The urban and the rural are often regarded as contraries. This has had a significant impact on policy directions across the Nordic countries. Over the years, we have shared a tendency to associate rural policy with regional economic challenges, and urban policy with planning for land use and environmental sustainability.
Consequently, national public sectors have followed a similar structural divide. In Norway, planning policy moved to the Ministry of Environmental Affairs in the 1970s and has only recently returned to the Ministry of Local Government. The return of planning as a tool for overall regional and local development allows for a wider understanding of economic, social and environmental challenges. The current concern is not to reduce any supposed urban–rural divide but to encourage specific territorial responses that bring stakeholders together, allowing cross-sectoral interventions to move beyond traditional policy divisions.
Value-ridden contraries
As humans, we make sense of the world by categorising it. However, in doing so, we may allow personal values and implicit perceptions to go unchallenged and constrain public debate.
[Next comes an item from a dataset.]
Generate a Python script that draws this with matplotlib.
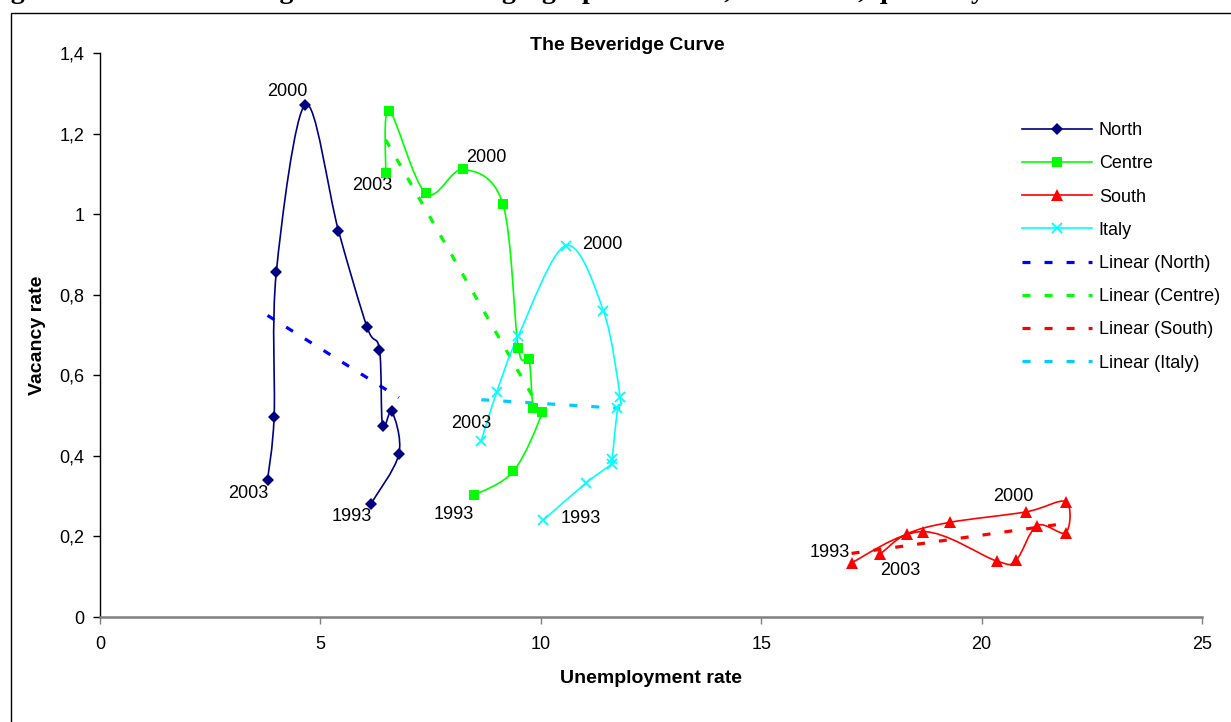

However, traditional notions of the peripheral and the urban cannot be left uncontested. Peripheral is not a problem per se. There are a number of prosperous, rural communities along the coast of Norway, for example. Problems arise only when the consequences of being peripheral impact on general living conditions, such as the quality of public services, unemployment or result in scarcity of risk capital in the private sector. Similarly, urbanisation is not in itself a solution. The heralded benefits of urbanisation, such as the agglomeration of economic benefits and human capital, often coincide with congestion, higher housing costs, marked disparities in living conditions and a higher risk of crime. Moreover, there is no strict division between the urban and the rural. Urban areas both serve and rely on their vicinity and on stakeholders beyond local, regional and national borders.